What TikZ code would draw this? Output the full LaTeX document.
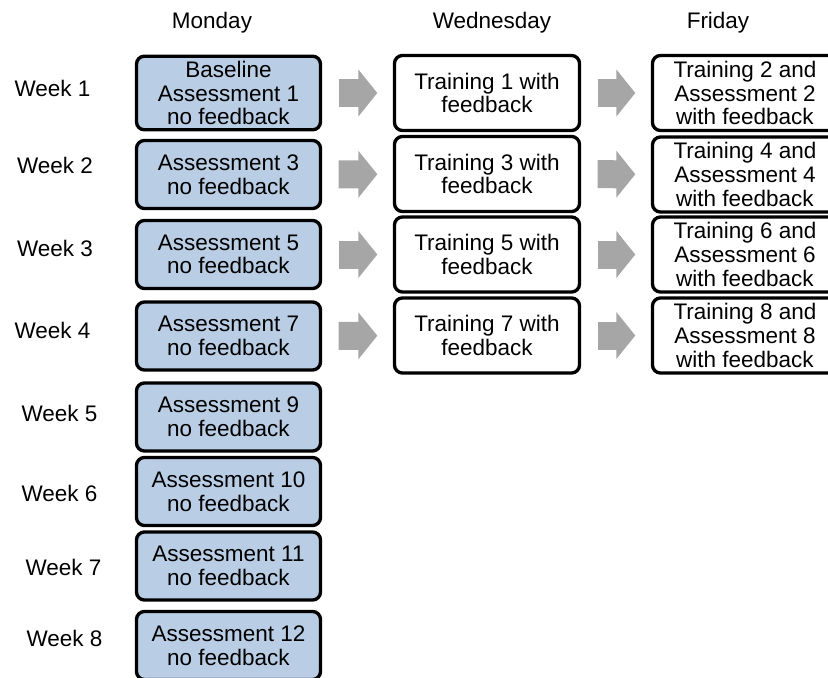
\documentclass[tikz,border=0pt]{standalone}
\usepackage{fontspec}
\setmainfont{Liberation Sans}
\usetikzlibrary{arrows.meta}
\definecolor{monblue}{HTML}{B9CDE5}
\definecolor{arrgray}{HTML}{A6A6A6}

\begin{document}
\begin{tikzpicture}[font=\fontsize{12.8}{13.4}\selectfont,
  box/.style={draw, line width=1.9pt, rounded corners=4.5pt, align=center, inner sep=0.1cm},
  mon/.style={box, fill=monblue, minimum width=3.68cm, minimum height=1.36cm},
  day/.style={box, minimum width=3.7cm, minimum height=1.5cm},
  flow/.style={arrgray, line width=0.56cm, -{Triangle[width=0.92cm,length=0.38cm]},
    shorten <=0.33cm, shorten >=0.31cm}]

\clip (0,0) rectangle (16.56,-13.56);

% days
\node (mon) at (4.24,-0.45){Monday};
\node (wed) at (9.84,-0.45){Wednesday};
\node (fri) at (14.36,-0.45){Friday};

% weeks
\node (wk1) at (1.05,-1.76){Week 1};
\node (wk2) at (1.1,-3.3){Week 2};
\node (wk3) at (1.1,-4.96){Week 3};
\node (wk4) at (1.05,-6.6){Week 4};
\node (wk5) at (1.19,-8.26){Week 5};
\node (wk6) at (1.19,-9.86){Week 6};
\node (wk7) at (1.27,-11.34){Week 7};
\node (wk8) at (1.29,-12.76){Week 8};

% monday: assessments only
\node[mon] (m1) at (4.57,-1.86){Baseline\\Assessment 1\\no feedback};
\node[mon] (m2) at (4.57,-3.49){Assessment 3\\no feedback};
\node[mon] (m3) at (4.57,-5.09){Assessment 5\\no feedback};
\node[mon] (m4) at (4.57,-6.72){Assessment 7\\no feedback};
\node[mon] (m5) at (4.57,-8.34){Assessment 9\\no feedback};
\node[mon] (m6) at (4.57,-9.83){Assessment 10\\no feedback};
\node[mon] (m7) at (4.57,-11.32){Assessment 11\\no feedback};
\node[mon] (m8) at (4.57,-12.91){Assessment 12\\no feedback};

% wednesday
\node[day] (w1) at (9.74,-1.86){Training 1 with\\feedback};
\node[day] (w2) at (9.74,-3.48){Training 3 with\\feedback};
\node[day] (w3) at (9.74,-5.09){Training 5 with\\feedback};
\node[day] (w4) at (9.74,-6.71){Training 7 with\\feedback};

% friday
\node[day] (f1) at (14.9,-1.86){Training 2 and\\Assessment 2\\with feedback};
\node[day] (f2) at (14.9,-3.49){Training 4 and\\Assessment 4\\with feedback};
\node[day] (f3) at (14.9,-5.09){Training 6 and\\Assessment 6\\with feedback};
\node[day] (f4) at (14.9,-6.71){Training 8 and\\Assessment 8\\with feedback};

\draw[flow] (m1) -- (w1);
\draw[flow] (m2) -- (w2);
\draw[flow] (m3) -- (w3);
\draw[flow] (m4) -- (w4);

\draw[flow] (w1) -- (f1);
\draw[flow] (w2) -- (f2);
\draw[flow] (w3) -- (f3);
\draw[flow] (w4) -- (f4);
\end{tikzpicture}
\end{document}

--*--

» **EXERCISE**: Could you repeat all of the material exactly? Pictures should not be copied.

» **OUTPUT BELOW**:
What TikZ code would draw this? Output the full LaTeX document.
\documentclass[tikz,border=0pt]{standalone}
\usepackage{fontspec}
\setmainfont{Liberation Sans}
\usetikzlibrary{arrows.meta}
\definecolor{monblue}{HTML}{B9CDE5}
\definecolor{arrgray}{HTML}{A6A6A6}

\begin{document}
\begin{tikzpicture}[font=\fontsize{12.8}{13.4}\selectfont,
  box/.style={draw, line width=1.9pt, rounded corners=4.5pt, align=center, inner sep=0.1cm},
  mon/.style={box, fill=monblue, minimum width=3.68cm, minimum height=1.36cm},
  day/.style={box, minimum width=3.7cm, minimum height=1.5cm},
  flow/.style={arrgray, line width=0.56cm, -{Triangle[width=0.92cm,length=0.38cm]},
    shorten <=0.33cm, shorten >=0.31cm}]

\clip (0,0) rectangle (16.56,-13.56);

% days
\node (mon) at (4.24,-0.45){Monday};
\node (wed) at (9.84,-0.45){Wednesday};
\node (fri) at (14.36,-0.45){Friday};

% weeks
\node (wk1) at (1.05,-1.76){Week 1};
\node (wk2) at (1.1,-3.3){Week 2};
\node (wk3) at (1.1,-4.96){Week 3};
\node (wk4) at (1.05,-6.6){Week 4};
\node (wk5) at (1.19,-8.26){Week 5};
\node (wk6) at (1.19,-9.86){Week 6};
\node (wk7) at (1.27,-11.34){Week 7};
\node (wk8) at (1.29,-12.76){Week 8};

% monday: assessments only
\node[mon] (m1) at (4.57,-1.86){Baseline\\Assessment 1\\no feedback};
\node[mon] (m2) at (4.57,-3.49){Assessment 3\\no feedback};
\node[mon] (m3) at (4.57,-5.09){Assessment 5\\no feedback};
\node[mon] (m4) at (4.57,-6.72){Assessment 7\\no feedback};
\node[mon] (m5) at (4.57,-8.34){Assessment 9\\no feedback};
\node[mon] (m6) at (4.57,-9.83){Assessment 10\\no feedback};
\node[mon] (m7) at (4.57,-11.32){Assessment 11\\no feedback};
\node[mon] (m8) at (4.57,-12.91){Assessment 12\\no feedback};

% wednesday
\node[day] (w1) at (9.74,-1.86){Training 1 with\\feedback};
\node[day] (w2) at (9.74,-3.48){Training 3 with\\feedback};
\node[day] (w3) at (9.74,-5.09){Training 5 with\\feedback};
\node[day] (w4) at (9.74,-6.71){Training 7 with\\feedback};

% friday
\node[day] (f1) at (14.9,-1.86){Training 2 and\\Assessment 2\\with feedback};
\node[day] (f2) at (14.9,-3.49){Training 4 and\\Assessment 4\\with feedback};
\node[day] (f3) at (14.9,-5.09){Training 6 and\\Assessment 6\\with feedback};
\node[day] (f4) at (14.9,-6.71){Training 8 and\\Assessment 8\\with feedback};

\draw[flow] (m1) -- (w1);
\draw[flow] (m2) -- (w2);
\draw[flow] (m3) -- (w3);
\draw[flow] (m4) -- (w4);

\draw[flow] (w1) -- (f1);
\draw[flow] (w2) -- (f2);
\draw[flow] (w3) -- (f3);
\draw[flow] (w4) -- (f4);
\end{tikzpicture}
\end{document}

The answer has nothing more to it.